For the moment, I'm using Outlook when I have to login to Windows at work, Evolution when I'm logged in to Linux at work, and Thunderbird on my Mac. Of these, I'm least pleased with Evolution for its instability and its horrific handling of what messages have been read or not on an imap server. And I've been most pleased with Thunderbird. And I would quickly add that Mac's Mail.app is pretty good, too, but it wound up in my "suck pile" and was replaced by Thunderbird for how it handled certain network situations. Right now I can't think of much that TB sucks at except sometimes it's a pain to just copy a group of email addresses and paste them in the "To:" field. That kinda sucks.

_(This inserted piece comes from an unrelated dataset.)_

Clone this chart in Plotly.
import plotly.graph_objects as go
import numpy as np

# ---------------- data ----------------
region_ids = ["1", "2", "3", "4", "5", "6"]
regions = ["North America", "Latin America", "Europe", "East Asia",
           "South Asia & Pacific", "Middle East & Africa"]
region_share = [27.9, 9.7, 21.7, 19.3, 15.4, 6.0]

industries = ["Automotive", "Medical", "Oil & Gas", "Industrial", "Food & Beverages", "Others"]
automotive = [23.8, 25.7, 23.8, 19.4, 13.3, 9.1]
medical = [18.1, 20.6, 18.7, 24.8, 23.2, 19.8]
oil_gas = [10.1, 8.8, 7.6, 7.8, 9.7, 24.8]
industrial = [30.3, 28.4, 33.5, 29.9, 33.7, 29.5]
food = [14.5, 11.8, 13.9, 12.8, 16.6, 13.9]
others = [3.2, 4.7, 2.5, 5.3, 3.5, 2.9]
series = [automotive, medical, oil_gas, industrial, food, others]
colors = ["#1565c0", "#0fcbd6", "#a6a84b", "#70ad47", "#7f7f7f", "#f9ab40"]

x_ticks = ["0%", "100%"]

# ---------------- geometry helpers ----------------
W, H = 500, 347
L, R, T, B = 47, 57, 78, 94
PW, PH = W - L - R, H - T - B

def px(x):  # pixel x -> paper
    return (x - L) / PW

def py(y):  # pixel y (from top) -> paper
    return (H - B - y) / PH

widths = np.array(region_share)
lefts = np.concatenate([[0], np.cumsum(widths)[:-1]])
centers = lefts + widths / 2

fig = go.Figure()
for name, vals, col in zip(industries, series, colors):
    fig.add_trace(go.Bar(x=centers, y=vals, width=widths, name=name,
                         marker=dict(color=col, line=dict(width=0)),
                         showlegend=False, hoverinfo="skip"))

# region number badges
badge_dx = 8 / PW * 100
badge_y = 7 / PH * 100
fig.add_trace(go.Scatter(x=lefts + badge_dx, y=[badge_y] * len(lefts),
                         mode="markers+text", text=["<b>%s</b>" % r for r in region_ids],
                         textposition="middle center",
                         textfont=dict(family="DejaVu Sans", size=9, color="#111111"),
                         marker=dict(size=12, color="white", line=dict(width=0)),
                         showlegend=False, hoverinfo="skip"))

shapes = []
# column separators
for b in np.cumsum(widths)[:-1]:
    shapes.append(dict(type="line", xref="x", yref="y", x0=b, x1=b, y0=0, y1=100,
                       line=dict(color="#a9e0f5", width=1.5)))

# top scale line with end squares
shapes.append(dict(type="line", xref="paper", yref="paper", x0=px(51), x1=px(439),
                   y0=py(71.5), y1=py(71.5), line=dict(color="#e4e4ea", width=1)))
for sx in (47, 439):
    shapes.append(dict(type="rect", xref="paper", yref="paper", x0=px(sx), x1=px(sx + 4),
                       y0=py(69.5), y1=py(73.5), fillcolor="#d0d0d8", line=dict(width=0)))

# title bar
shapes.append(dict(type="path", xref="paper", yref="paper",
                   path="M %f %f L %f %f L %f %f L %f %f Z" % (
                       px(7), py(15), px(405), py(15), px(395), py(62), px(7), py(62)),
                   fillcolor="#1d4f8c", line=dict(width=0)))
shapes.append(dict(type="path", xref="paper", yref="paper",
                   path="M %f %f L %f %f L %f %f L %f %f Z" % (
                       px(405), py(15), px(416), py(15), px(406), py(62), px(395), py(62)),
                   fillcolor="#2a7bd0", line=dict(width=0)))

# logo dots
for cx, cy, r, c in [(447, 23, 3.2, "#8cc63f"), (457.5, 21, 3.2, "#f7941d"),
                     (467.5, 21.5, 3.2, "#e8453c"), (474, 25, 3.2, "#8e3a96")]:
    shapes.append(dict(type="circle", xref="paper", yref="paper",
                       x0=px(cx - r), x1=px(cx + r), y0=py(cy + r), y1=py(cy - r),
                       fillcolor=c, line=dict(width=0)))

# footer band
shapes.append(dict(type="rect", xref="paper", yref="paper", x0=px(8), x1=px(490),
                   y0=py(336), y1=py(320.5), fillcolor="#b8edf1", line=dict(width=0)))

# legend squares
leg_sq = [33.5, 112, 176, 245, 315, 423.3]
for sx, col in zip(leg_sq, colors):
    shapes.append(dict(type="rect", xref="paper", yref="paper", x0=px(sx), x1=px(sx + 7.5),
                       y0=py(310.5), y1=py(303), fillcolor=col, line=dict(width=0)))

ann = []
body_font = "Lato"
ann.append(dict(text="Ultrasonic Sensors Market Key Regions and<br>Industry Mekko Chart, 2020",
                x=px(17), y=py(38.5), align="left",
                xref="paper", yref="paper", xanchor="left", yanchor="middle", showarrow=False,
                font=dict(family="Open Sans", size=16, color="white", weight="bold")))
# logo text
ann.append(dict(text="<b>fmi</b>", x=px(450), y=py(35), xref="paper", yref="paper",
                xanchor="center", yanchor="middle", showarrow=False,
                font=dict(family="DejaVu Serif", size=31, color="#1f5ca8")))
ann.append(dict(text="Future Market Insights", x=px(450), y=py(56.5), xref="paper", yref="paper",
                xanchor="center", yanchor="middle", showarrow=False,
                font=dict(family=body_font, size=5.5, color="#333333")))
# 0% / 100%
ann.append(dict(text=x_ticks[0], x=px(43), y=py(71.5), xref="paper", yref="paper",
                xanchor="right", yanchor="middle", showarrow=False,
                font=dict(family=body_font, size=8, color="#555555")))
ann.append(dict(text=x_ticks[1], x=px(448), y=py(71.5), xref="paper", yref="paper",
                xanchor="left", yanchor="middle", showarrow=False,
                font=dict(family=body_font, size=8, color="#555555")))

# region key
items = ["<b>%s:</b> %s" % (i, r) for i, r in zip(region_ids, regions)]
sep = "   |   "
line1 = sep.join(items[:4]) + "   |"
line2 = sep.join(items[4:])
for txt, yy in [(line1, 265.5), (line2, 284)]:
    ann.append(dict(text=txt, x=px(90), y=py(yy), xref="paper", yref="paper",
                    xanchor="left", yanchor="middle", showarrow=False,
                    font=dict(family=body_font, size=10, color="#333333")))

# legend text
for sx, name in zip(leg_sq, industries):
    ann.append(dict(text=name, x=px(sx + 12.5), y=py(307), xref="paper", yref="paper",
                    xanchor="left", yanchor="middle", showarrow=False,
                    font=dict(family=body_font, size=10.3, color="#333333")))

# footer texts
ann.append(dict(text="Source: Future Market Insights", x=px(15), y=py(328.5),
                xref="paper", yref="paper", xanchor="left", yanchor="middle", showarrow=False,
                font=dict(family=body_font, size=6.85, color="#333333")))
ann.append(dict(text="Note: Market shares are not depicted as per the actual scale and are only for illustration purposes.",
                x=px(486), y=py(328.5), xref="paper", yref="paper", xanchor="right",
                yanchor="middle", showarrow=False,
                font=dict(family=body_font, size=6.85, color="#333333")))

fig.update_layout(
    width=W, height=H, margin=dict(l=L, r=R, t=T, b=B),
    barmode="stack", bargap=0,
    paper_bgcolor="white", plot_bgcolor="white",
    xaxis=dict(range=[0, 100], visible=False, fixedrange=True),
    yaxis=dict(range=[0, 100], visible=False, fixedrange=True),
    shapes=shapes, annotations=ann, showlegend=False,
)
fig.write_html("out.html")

Otherwise, it's a pretty good little client.

2007-08-14 01:57:12
I definitely think it's a horses for courses thing. I use a combination of e-mail, IM, social networking sites, phone, SMS.

I have definitely noticed that I'm sending and receiving less e-mails and doing a lot more messaging in facebook. My e-mail tends to be more of the lengthy type of thing (and documents which need comments, etc) whereas my facebook messaging is more the quicker stuff (arranging meetings, checking the status of things, etc). I pretty much only use IM for chatting type of discussions.

@Gallant Voyager - Any system which tells you if someone has opened your message is a "bolt-on" to e-mail and not part of the core protocol. As such, it is not reliable. Even the site you point out says as much (admittedly in one sentence towards the end of its FAQ). Personally, a notification system which generates false negatives is not of much use to me.